梁启超这样评价张居正:明代有种种特点,政治家只有一张居正。

明王朝历时二百七十六年,能人辈出,群星灿烂,宰辅更是多达一百六十余人,何以在梁启超心目中,要数政治家只有一个张居正?他到底有什么样的魅力,能让同为大政治家的梁启超如此倾倒?

北京读书人VIP俱乐部中国文化讲堂主讲人、明史研究专家刘志琴从历史中还原一个真实的张居正,重现其万历年间的改革全貌!

内容推荐

张居正是个性不凡的政治家,他从寒微中奋起,当了十年首辅,将改革从政治推向经济,通过修明法度、强化监督、近民便俗、惠农利商,使衰败的明王朝一度恢复生机,人称“救时宰相”。在风云际会中,他刚毅深沉,多谋善断,却又独断专行,用人不当,以致祸起萧墙。他饱读经书,倜傥豪放,冷峻严酷,威震当朝,却又兼有泼皮样的身手。伟大与渺小、无情与重义、拒贿与好谄集于一身,这就是历代史书中说不尽的张居正。

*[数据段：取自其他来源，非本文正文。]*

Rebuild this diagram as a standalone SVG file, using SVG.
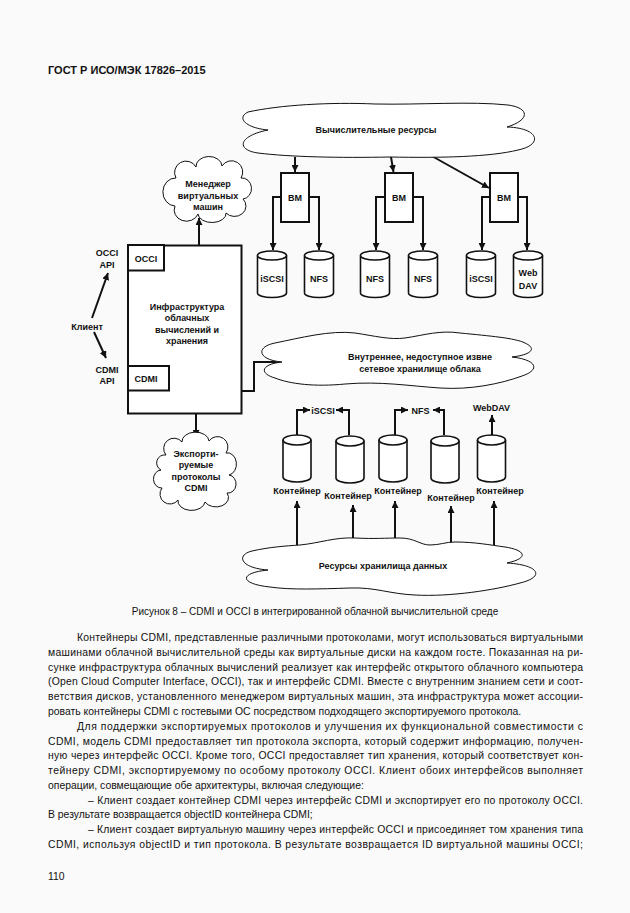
<svg xmlns="http://www.w3.org/2000/svg" xmlns:xlink="http://www.w3.org/1999/xlink" width="630" height="913" viewBox="0 0 630 913">
<style>
.bg{fill:#fafafa}
.d{font-family:"Liberation Sans",Arial,sans-serif;font-size:9px;font-weight:bold;text-anchor:middle;fill:#111}
.b{font-family:"Liberation Sans",Arial,sans-serif;font-size:10.4px;fill:#111}
.c{font-family:"Liberation Sans",Arial,sans-serif;font-size:10px;fill:#111}
.h{font-family:"Liberation Sans",Arial,sans-serif;font-size:11px;font-weight:bold;fill:#111}
.cl{fill:#fff;stroke:#111;stroke-width:1}
.bx{fill:#fff;stroke:#111;stroke-width:2}
.cy{fill:#fff;stroke:#111;stroke-width:1.6}
.ln{fill:none;stroke:#111;stroke-width:2}
.ar{fill:none;stroke:#111;stroke-width:2;marker-end:url(#ah)}
</style>
<defs>
<marker id="ah" markerUnits="userSpaceOnUse" markerWidth="8" markerHeight="7" refX="7" refY="3.5" orient="auto"><path d="M0,0 L7,3.5 L0,7 Z" fill="#111"/></marker>
<g id="cylT"><path class="cy" d="M-14.5,0 V37.5 A14.5,4.5 0 0 0 14.5,37.5 V0"/><ellipse class="cy" cx="0" cy="0" rx="14.5" ry="4.5"/></g>
<g id="cylB"><path class="cy" d="M-14,0 V37 A14,5 0 0 0 14,37 V0"/><ellipse class="cy" cx="0" cy="0" rx="14" ry="5"/></g>
</defs>
<rect class="bg" x="0" y="0" width="630" height="913"/>
<text class="h" x="48" y="74">ГОСТ Р ИСО/МЭК 17826–2015</text>

<g id="connectors">
<path class="ar" d="M295,157 V172"/>
<path class="ar" d="M390.5,154 L393.5,172"/>
<path class="ar" d="M430,155 L489,188"/>
<path class="ar" d="M281,197 H273 V250"/>
<path class="ar" d="M309,197 H319 V250"/>
<path class="ar" d="M385,197 H376 V250"/>
<path class="ar" d="M413,197 H423 V250"/>
<path class="ar" d="M490,197 H482 V250"/>
<path class="ar" d="M518,197 H527 V250"/>
<path class="ar" d="M199,245 V218"/>
<path class="ar" d="M196,414 V437"/>
<path class="ar" d="M242,391 H254 V362 H280"/>
<path class="ar" d="M92,318 L108,273"/>
<path class="ar" d="M94,332 L106,358"/>
<path class="ar" d="M297,435 V410 H310"/>
<path class="ar" d="M349,435 V410 H336"/>
<path class="ar" d="M395,435 V410 H408"/>
<path class="ar" d="M444,435 V410 H433"/>
<path class="ar" d="M492,435 V415"/>
<path class="ar" d="M297,545 V501"/>
<path class="ar" d="M353,538 V505"/>
<path class="ar" d="M395,538 V501"/>
<path class="ar" d="M451,543 V506"/>
<path class="ar" d="M494,545 V501"/>
</g>

<g id="compute-cloud">
<path class="cl" d="M268,130 C246,128 236,118 248,112 C280,105 330,102 375,104 C420,105 470,101 508,105 C530,108 530,120 507,127 C540,128 543,145 518,150 C490,157 440,158 390,157 C340,158 290,157 258,153 C236,150 238,136 268,130 Z"/>
<text class="d" x="376" y="132.5">Вычислительные ресурсы</text>
</g>

<g id="vm-manager">
<path class="cl" d="M176,178 A11,11 0 0 1 196,167 A13,10 0 0 1 222,166 A11,11 0 0 1 241,178 A9,10 0 0 1 243,199 A11,10 0 0 1 226,213 A14,9 0 0 1 198,214 A11,10 0 0 1 175,206 A9,10 0 0 1 176,178 Z"/>
<text class="d" x="208" y="187">Менеджер</text>
<text class="d" x="208" y="199">виртуальных</text>
<text class="d" x="208" y="209.5">машин</text>
</g>

<g id="vm1"><rect class="bx" x="281" y="173" width="28" height="49"/><text class="d" x="295" y="200.5">ВМ</text></g>
<g id="vm2"><rect class="bx" x="385" y="173" width="28" height="49"/><text class="d" x="399" y="200.5">ВМ</text></g>
<g id="vm3"><rect class="bx" x="490" y="173" width="28" height="49"/><text class="d" x="504" y="200.5">ВМ</text></g>

<g id="disk1"><use xlink:href="#cylT" x="272" y="255.5"/><text class="d" x="272" y="281.5">iSCSI</text></g>
<g id="disk2"><use xlink:href="#cylT" x="319" y="255.5"/><text class="d" x="319" y="281.5">NFS</text></g>
<g id="disk3"><use xlink:href="#cylT" x="375" y="255.5"/><text class="d" x="375" y="281.5">NFS</text></g>
<g id="disk4"><use xlink:href="#cylT" x="423" y="255.5"/><text class="d" x="423" y="281.5">NFS</text></g>
<g id="disk5"><use xlink:href="#cylT" x="481" y="255.5"/><text class="d" x="481" y="281.5">iSCSI</text></g>
<g id="disk6"><use xlink:href="#cylT" x="528" y="255.5"/><text class="d" x="528" y="276">Web</text><text class="d" x="528" y="289">DAV</text></g>

<g id="infrastructure">
<rect class="bx" x="128" y="245.5" width="113.5" height="168"/>
<text class="d" x="187" y="310">Инфраструктура</text>
<text class="d" x="187" y="321">облачных</text>
<text class="d" x="187" y="333">вычислений и</text>
<text class="d" x="187" y="344">хранения</text>
</g>
<g id="occi"><rect class="bx" x="128" y="245" width="36" height="25.5"/><text class="d" x="146" y="261.5">OCCI</text></g>
<g id="cdmi"><rect class="bx" x="128" y="366" width="41" height="24.5"/><text class="d" x="146" y="381.5">CDMI</text></g>

<g id="occi-api"><text class="d" x="107" y="256">OCCI</text><text class="d" x="107" y="267.5">API</text></g>
<g id="client"><text class="d" x="87" y="330">Клиент</text></g>
<g id="cdmi-api"><text class="d" x="107" y="372.5">CDMI</text><text class="d" x="107" y="384">API</text></g>

<g id="internal-cloud">
<path class="cl" d="M282,362 C258,360 255,347 275,343 C300,338 330,330 355,333 C375,336 390,340 405,338 C425,335 440,330 460,333 C490,336 515,338 525,343 C538,349 530,355 512,357 C538,360 540,370 522,376 C500,384 470,390 440,388 C410,386 380,381 345,384 C315,387 290,384 275,378 C258,373 262,364 282,362 Z"/>
<text class="d" x="420" y="360">Внутреннее, недоступное извне</text>
<text class="d" x="420" y="371.5">сетевое хранилище облака</text>
</g>

<g id="export-cloud">
<path class="cl" d="M166,455 A10,10 0 0 1 182,442 A13,9 0 0 1 209,441 A10,10 0 0 1 226,453 A8,10 0 0 1 229,475 A8,9 0 0 1 227,493 A12,9 0 0 1 205,502 A13,9 0 0 1 178,500 A9,9 0 0 1 162,488 A8,9 0 0 1 161,470 A8,8 0 0 1 166,455 Z"/>
<text class="d" x="196" y="457">Экспорти-</text>
<text class="d" x="196" y="468">руемые</text>
<text class="d" x="196" y="479.5">протоколы</text>
<text class="d" x="196" y="491">CDMI</text>
</g>

<g id="iscsi-label"><text class="d" x="323" y="413.5">iSCSI</text></g>
<g id="nfs-label"><text class="d" x="420.5" y="413.5">NFS</text></g>
<g id="webdav-label"><text class="d" x="491.5" y="411">WebDAV</text></g>

<g id="container1"><use xlink:href="#cylB" x="297" y="440"/><text class="d" x="297" y="493.5">Контейнер</text></g>
<g id="container2"><use xlink:href="#cylB" x="350" y="441"/><text class="d" x="348" y="498.5">Контейнер</text></g>
<g id="container3"><use xlink:href="#cylB" x="393" y="440"/><text class="d" x="398" y="493.5">Контейнер</text></g>
<g id="container4"><use xlink:href="#cylB" x="445" y="441"/><text class="d" x="451" y="501">Контейнер</text></g>
<g id="container5"><use xlink:href="#cylB" x="491.5" y="440"/><text class="d" x="500" y="494">Контейнер</text></g>

<g id="storage-cloud">
<path class="cl" d="M268,570 C240,568 236,555 252,551 C270,547 285,546 300,545 C320,543 335,537 355,538 C375,539 385,538 400,538 C415,538 420,545 430,545 C440,545 445,542 455,542 C475,542 490,545 505,547 C525,550 530,558 507,563 C540,565 545,577 520,583 C495,590 450,597 415,595 C390,594 375,587 350,588 C320,589 290,590 270,587 C240,584 238,573 268,570 Z"/>
<text class="d" x="383" y="568.5">Ресурсы хранилища данных</text>
</g>

<text class="c" x="315" y="614.5" text-anchor="middle">Рисунок 8 – CDMI и OCCI в интегрированной облачной вычислительной среде</text>

<text class="b" x="77" y="641" textLength="506" lengthAdjust="spacing">Контейнеры CDMI, представленные различными протоколами, могут использоваться виртуальными</text>
<text class="b" x="48" y="656" textLength="535" lengthAdjust="spacing">машинами облачной вычислительной среды как виртуальные диски на каждом госте. Показанная на ри-</text>
<text class="b" x="48" y="670.5" textLength="535" lengthAdjust="spacing">сунке инфраструктура облачных вычислений реализует как интерфейс открытого облачного компьютера</text>
<text class="b" x="48" y="685" textLength="535" lengthAdjust="spacing">(Open Cloud Computer Interface, OCCI), так и интерфейс CDMI. Вместе с внутренним знанием сети и соот-</text>
<text class="b" x="48" y="700" textLength="535" lengthAdjust="spacing">ветствия дисков, установленного менеджером виртуальных машин, эта инфраструктура может ассоции-</text>
<text class="b" x="48" y="715">ровать контейнеры CDMI с гостевыми ОС посредством подходящего экспортируемого протокола.</text>
<text class="b" x="77" y="729.5" textLength="506" lengthAdjust="spacing">Для поддержки экспортируемых протоколов и улучшения их функциональной совместимости с</text>
<text class="b" x="48" y="744.5" textLength="535" lengthAdjust="spacing">CDMI, модель CDMI предоставляет тип протокола экспорта, который содержит информацию, получен-</text>
<text class="b" x="48" y="759" textLength="535" lengthAdjust="spacing">ную через интерфейс OCCI. Кроме того, OCCI предоставляет тип хранения, который соответствует кон-</text>
<text class="b" x="48" y="774" textLength="535" lengthAdjust="spacing">тейнеру CDMI, экспортируемому по особому протоколу OCCI. Клиент обоих интерфейсов выполняет</text>
<text class="b" x="48" y="788.5">операции, совмещающие обе архитектуры, включая следующие:</text>
<text class="b" x="88" y="803.5" textLength="495" lengthAdjust="spacing">– Клиент создает контейнер CDMI через интерфейс CDMI и экспортирует его по протоколу OCCI.</text>
<text class="b" x="48" y="818">В результате возвращается objectID контейнера CDMI;</text>
<text class="b" x="88" y="833" textLength="495" lengthAdjust="spacing">– Клиент создает виртуальную машину через интерфейс OCCI и присоединяет том хранения типа</text>
<text class="b" x="48" y="847.5" textLength="535" lengthAdjust="spacing">CDMI, используя objectID и тип протокола. В результате возвращается ID виртуальной машины OCCI;</text>
<text class="b" x="48" y="880">110</text>
</svg>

本书正是以十六世纪宏阔的历史为背景,向人们展现了张居正不凡的人生经历和他所开创的不朽业绩。

目录

序言:改革家重在身后的评价

第一篇 奇才出自平民之家

第二篇 少年才俊初长成

第三篇 进退应对中的求索

第四篇 经受风云变幻的磨砺

第五篇 在对外防务中初显身手

第六篇 洞察时弊的对策

第七篇 在执政危机中胜出

第八篇 从政治启动的改革模式

第九篇 惠农利商的大手笔

第十篇 近民便俗为本

第十一篇 以刚毅而决胜的品格

第十二篇 多侧面的性格悲剧

第十三篇 新政理想的破灭

第十四篇 世上已无张居正

后记

试读章节

权力较量中最后的角逐

在内阁混战中,张居正基本上保持中立,且与交恶的双方都能保持友好的关系,这使他在频繁的人事更迭中始终能立于不败之地。他的左右逢源,并非是浅薄之举,而是工于心计,在关键时刻显露峥嵘,往往能成就大事。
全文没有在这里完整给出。